A noitada gospel começou a ganhar força há pouco mais de dois anos, quando a equipe de eventos Gospel Night, ligada à igreja Projeto Vida Nova, do subúrbio do Rio, lançou um CD com cânticos evangélicos remixados com batida funk. "Nossa primeira tentativa de promover uma festa nesse estilo, em 1998, não deu muito certo. Só apareceram quatro pessoas, e mesmo assim porque fomos chamá-las na rua. Mas, depois do CD, o negócio tomou outra proporção", conta o DJ Marcelo Araújo, um dos pioneiros da noite gospel. Hoje, são pelo menos dez festas por fim de semana só no eixo Rio–São Paulo, sem contar as que ocorrem esporadicamente em outras capitais. As festas não chegam a gerar cifras muito expressivas, já que o ingresso barato e o veto às bebidas alcoólicas não contribuem para o movimento do caixa, mas começam a fomentar uma série de atividades entre os fiéis, como programas em rádio e TV e até sites especializados em divulgar a badalação noturna evangélica.

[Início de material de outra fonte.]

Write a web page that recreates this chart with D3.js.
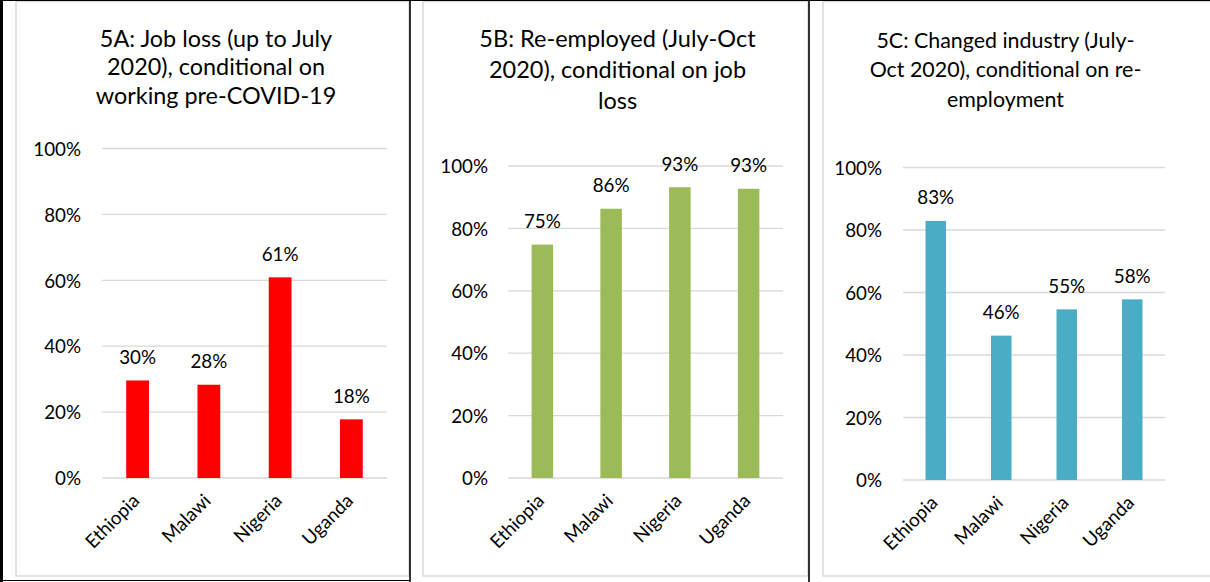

Além disso, o fenômeno vem conquistando espaço na indústria fonográfica evangélica, até então hostil aos novos ritmos. Uma das grandes gravadoras desse segmento, a Gospel Records, possui em seu cast artistas de rap, sertanejo e samba gospel. E um de seus campeões de venda é justamente um dos mais badalados artistas da night gospel, o rapper DJ Alpiste, que chegou a vender 100.000 cópias de um dos CDs lançados. "O mercado fonográfico gospel melhorou muito de dois anos para cá", comemora o DJ. Os artistas que ainda não conseguem traduzir em vendas o sucesso que fazem nas pistas de dança dizem não se importar, pois para eles o mais importante é levar adiante a palavra do Senhor. Diz Kelly Krenty: "O fundamental para mim é saber que eu sempre terei sucesso com o Pai".